> _Problem_
Show every line where "that" occurs.

### Provided entries

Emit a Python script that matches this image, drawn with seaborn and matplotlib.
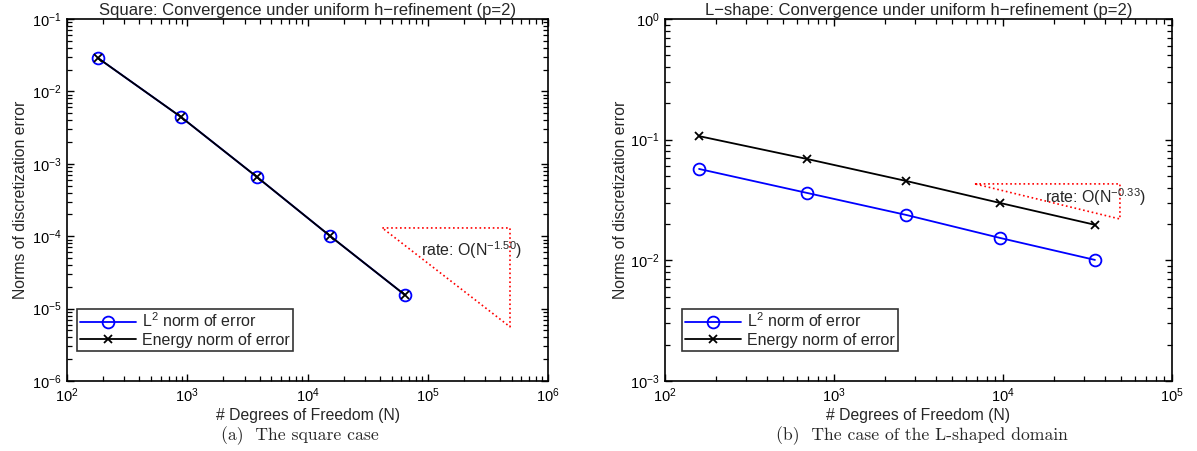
import numpy as np
import pandas as pd
import matplotlib
matplotlib.use('Agg')
import matplotlib.pyplot as plt
import seaborn as sns
from matplotlib.ticker import LogLocator, NullFormatter

# data
sq_dof = [181, 887, 3800, 15400, 64700]
sq_l2 = [0.0289, 0.00443, 6.57e-4, 1.007e-4, 1.54e-5]
sq_energy = [0.0289, 0.00443, 6.57e-4, 1.007e-4, 1.54e-5]
sq_rate = "-1.50"
sq_tri_x = [41900, 483000, 483000, 41900]
sq_tri_y = [1.30e-4, 1.30e-4, 5.6e-6, 1.30e-4]

ls_dof = [159, 692, 2667, 9590, 35000]
ls_l2 = [0.0572, 0.0362, 0.0238, 0.01534, 0.01008]
ls_energy = [0.107, 0.0692, 0.0455, 0.0299, 0.0197]
ls_rate = "-0.33"
ls_tri_x = [6820, 49200, 49200, 6820]
ls_tri_y = [0.0430, 0.0430, 0.0220, 0.0430]

titles = ["Square: Convergence under uniform h\u2212refinement (p=2)",
          "L\u2212shape: Convergence under uniform h\u2212refinement (p=2)"]
captions = ["(a)  The square case", "(b)  The case of the L-shaped domain"]
xlims = [(1e2, 1e6), (1e2, 1e5)]
ylims = [(1e-6, 1e-1), (1e-3, 1e0)]

sns.set_theme(style="white")
plt.rcParams['font.family'] = ['Liberation Sans', 'DejaVu Sans']
plt.rcParams['mathtext.fontset'] = 'custom'
plt.rcParams['mathtext.rm'] = 'Liberation Sans'
plt.rcParams['mathtext.it'] = 'Liberation Sans:italic'
plt.rcParams['mathtext.bf'] = 'Liberation Sans:bold'

fig = plt.figure(figsize=(11.97, 4.51), dpi=100)
ax1 = fig.add_axes([67 / 1197, 1 - 381 / 451, 481 / 1197, 362 / 451])
ax2 = fig.add_axes([665 / 1197, 1 - 381 / 451, 507 / 1197, 362 / 451])

# axes, data, triangle, text position, legend offset, ylabel pad
panels = [
    (ax1, sq_dof, sq_l2, sq_energy, sq_rate, sq_tri_x, sq_tri_y, (87900, 6.5e-5), 10 / 481, 3),
    (ax2, ls_dof, ls_l2, ls_energy, ls_rate, ls_tri_x, ls_tri_y, (17700, 0.0335), 17 / 507, 1),
]

for i, (ax, dof, l2, en, rate, tx, ty, txt_pos, leg_x, ypad) in enumerate(panels):
    ax.set_xscale('log')
    ax.set_yscale('log')
    df = pd.DataFrame({'N': dof, 'l2': l2, 'energy': en})
    sns.lineplot(data=df, x='N', y='l2', ax=ax, color='blue', lw=1.3,
                 marker='o', markersize=8.5, markerfacecolor='none',
                 markeredgecolor='blue', markeredgewidth=1.3,
                 estimator=None, label='L$^2$ norm of error')
    sns.lineplot(data=df, x='N', y='energy', ax=ax, color='black', lw=1.3,
                 marker='x', markersize=5.5, markeredgecolor='black',
                 markeredgewidth=1.3, estimator=None,
                 label='Energy norm of error')
    ax.plot(tx, ty, color='red', linestyle=':', lw=1.2)
    ax.text(txt_pos[0], txt_pos[1], 'rate: O(N$^{' + rate + '}$)', fontsize=11.5,
            va='center', ha='left')

    ax.set_xlim(*xlims[i])
    ax.set_ylim(*ylims[i])
    ax.xaxis.set_major_locator(LogLocator(base=10, numticks=10))
    ax.yaxis.set_major_locator(LogLocator(base=10, numticks=10))
    ax.xaxis.set_minor_locator(LogLocator(base=10, subs=np.arange(2, 10) * 1.0, numticks=50))
    ax.yaxis.set_minor_locator(LogLocator(base=10, subs=np.arange(2, 10) * 1.0, numticks=50))
    ax.xaxis.set_minor_formatter(NullFormatter())
    ax.yaxis.set_minor_formatter(NullFormatter())
    ax.tick_params(which='both', direction='in', bottom=True, left=True,
                   top=True, right=True, labelsize=10.5, colors='black')
    ax.tick_params(which='major', length=5, width=1.0, pad=4)
    ax.tick_params(which='minor', length=3.5, width=0.9)
    for s in ax.spines.values():
        s.set_color('black')
        s.set_linewidth(1.2)

    ax.set_title(titles[i], fontsize=12, pad=3)
    ax.set_xlabel('# Degrees of Freedom (N)', fontsize=11.3, labelpad=2)
    ax.set_ylabel('Norms of discretization error', fontsize=11.3, labelpad=ypad)

    leg = ax.legend(loc='lower left', bbox_to_anchor=(leg_x, 30 / 362),
                    fontsize=11.5, frameon=True, fancybox=False,
                    borderaxespad=0, handlelength=3.5, borderpad=0.2,
                    labelspacing=0.15, handletextpad=0.4)
    leg.get_frame().set_edgecolor('black')
    leg.get_frame().set_linewidth(1.2)
    ax.grid(False)

fig.text(300 / 1197, 1 - 436 / 451, captions[0], fontsize=12.7, family='cmr10',
         ha='center', va='center')
fig.text(922 / 1197, 1 - 436 / 451, captions[1], fontsize=12.7, family='cmr10',
         ha='center', va='center')

fig.savefig('out.png', dpi=100)
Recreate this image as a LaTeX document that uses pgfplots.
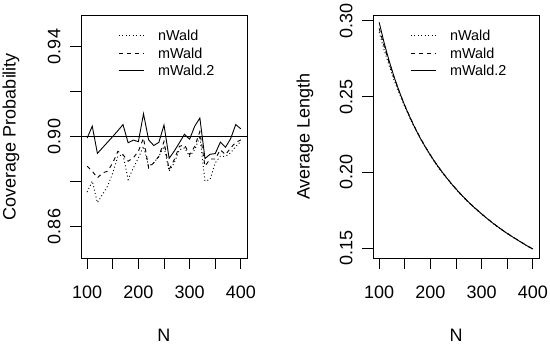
\documentclass[border=0pt]{standalone}
\usepackage{pgfplots}
\pgfplotsset{compat=1.18}
\usepackage{pgfplotstable}
\usepackage{fontspec}
\setmainfont{Liberation Sans}

\pgfplotstableread{
N nWald mWald mWaldB
100 0.8753 0.8868 0.8993
110 0.8802 0.8846 0.9046
120 0.8706 0.8816 0.8925
130 0.8743 0.8838 0.8950
140 0.8780 0.8846 0.8975
150 0.8838 0.8883 0.9000
160 0.8912 0.8934 0.9026
170 0.8919 0.8919 0.9053
180 0.8809 0.8890 0.8972
190 0.8860 0.8905 0.8984
200 0.8905 0.8934 0.8977
210 0.8956 0.8993 0.9101
220 0.8868 0.8860 0.8985
230 0.8883 0.8883 0.8960
240 0.8912 0.8912 0.8974
250 0.8956 0.8978 0.9051
260 0.8846 0.8853 0.8903
270 0.8883 0.8897 0.8935
280 0.8941 0.8956 0.8972
290 0.8949 0.8963 0.9010
300 0.8912 0.8919 0.8988
310 0.8941 0.8956 0.9046
320 0.9000 0.9022 0.9082
330 0.8802 0.8868 0.8902
340 0.8809 0.8900 0.8921
350 0.8883 0.8900 0.8924
360 0.8912 0.8941 0.8975
370 0.8912 0.8919 0.8952
380 0.8927 0.8949 0.8990
390 0.8956 0.8974 0.9053
400 0.8978 0.8985 0.9034
}\cov

\pgfplotstableread{
N nWald mWald mWaldB
100 0.2925 0.2950 0.2990
110 0.2805 0.2830 0.2851
120 0.2700 0.2720 0.2730
130 0.2600 0.2618 0.2622
140 0.2515 0.2526 0.2527
150 0.2434 0.2442 0.2441
160 0.2358 0.2366 0.2364
170 0.2290 0.2295 0.2293
180 0.2224 0.2230 0.2228
190 0.2166 0.2170 0.2169
200 0.2111 0.2116 0.2114
210 0.2060 0.2064 0.2063
220 0.2013 0.2017 0.2016
230 0.1969 0.1972 0.1972
240 0.1928 0.1931 0.1930
250 0.1889 0.1892 0.1891
260 0.1852 0.1855 0.1854
270 0.1817 0.1820 0.1819
280 0.1785 0.1787 0.1787
290 0.1754 0.1757 0.1756
300 0.1725 0.1727 0.1727
310 0.1696 0.1699 0.1698
320 0.1670 0.1672 0.1671
330 0.1644 0.1646 0.1646
340 0.1620 0.1622 0.1621
350 0.1597 0.1599 0.1598
360 0.1575 0.1577 0.1576
370 0.1554 0.1556 0.1555
380 0.1533 0.1535 0.1534
390 0.1513 0.1515 0.1514
400 0.1494 0.1495 0.1495
}\alen

\pgfplotsset{
  rstyle/.style={
    width=166pt, height=243pt, scale only axis,
    axis line style={line width=0.9pt},
    xmin=88, xmax=412,
    xtick={100,150,...,400},
    xticklabels={100,,200,,300,,400},
    tick align=outside,
    major tick length=11pt,
    every tick/.style={black, line width=0.9pt},
    xtick pos=bottom, ytick pos=left,
    /pgf/number format/assume math mode=true,
    tick label style={font=\fontsize{18}{20}\selectfont},
    xticklabel style={yshift=-13pt},
    yticklabel style={xshift=-6pt, rotate=90, anchor=south},
    label style={font=\fontsize{18}{20}\selectfont},
    xlabel={N},
    xlabel style={at={(axis description cs:0.5,-0.317)}, anchor=center},
    legend cell align=left,
    legend style={at={(0.223,0.951)}, anchor=north west, draw=none, fill=none,
      inner sep=0pt, font=\fontsize{14.4}{17}\selectfont,
      nodes={inner sep=0pt, text height=13.5pt, text depth=4pt},
      row sep=0pt,
      /tikz/every odd column/.append style={column sep=14pt}},
    legend image code/.code={\draw[##1] (0pt,0pt) -- (25pt,0pt);},
  },
  dotl/.style={black, line width=0.9pt, dash pattern=on 1pt off 2.5pt},
  dashl/.style={black, line width=0.9pt, dash pattern=on 4pt off 4pt},
  solidl/.style={black, line width=0.9pt},
}

\begin{document}
\begin{tikzpicture}
\useasboundingbox (0,0) rectangle (550pt,346pt);
\begin{axis}[rstyle, at={(81pt,88pt)}, anchor=south west,
  ymin=0.846, ymax=0.954,
  ytick={0.86,0.88,0.90,0.92,0.94},
  yticklabels={0.86,,0.90,,0.94},
  ylabel={Coverage Probability},
  ylabel style={at={(axis description cs:-0.4217,0.5)}, anchor=center, rotate=0},
]
\addplot[dotl] table[x=N, y=nWald] {\cov};
\addlegendentry{nWald}
\addplot[dashl] table[x=N, y=mWald] {\cov};
\addlegendentry{mWald}
\addplot[solidl] table[x=N, y=mWaldB] {\cov};
\addlegendentry{mWald.2}
\addplot[solidl, forget plot] coordinates {(88,0.90) (412,0.90)};
\end{axis}
\begin{axis}[rstyle, at={(373pt,88pt)}, anchor=south west,
  ymin=0.1436, ymax=0.3038,
  ytick={0.15,0.20,0.25,0.30},
  yticklabels={0.15,0.20,0.25,0.30},
  ylabel={Average Length},
  ylabel style={at={(axis description cs:-0.41,0.5)}, anchor=center},
]
\addplot[dotl] table[x=N, y=nWald] {\alen};
\addlegendentry{nWald}
\addplot[dashl] table[x=N, y=mWald] {\alen};
\addlegendentry{mWald}
\addplot[solidl] table[x=N, y=mWaldB] {\alen};
\addlegendentry{mWald.2}
\end{axis}
\end{tikzpicture}
\end{document}
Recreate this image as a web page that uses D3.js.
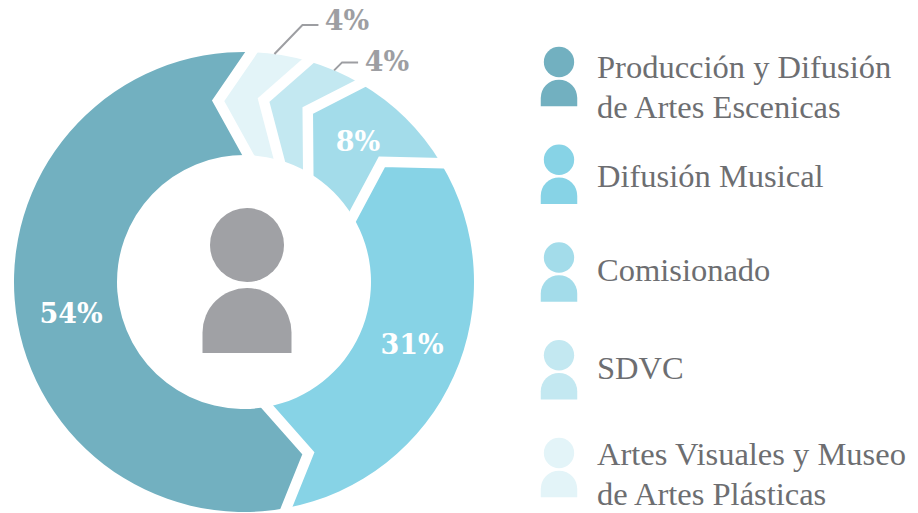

######

> _The solution_
Emit a Python script that matches this image, drawn with seaborn and matplotlib.
Recreate this image as a LaTeX document that uses pgfplots.
Recreate this image as a web page that uses D3.js.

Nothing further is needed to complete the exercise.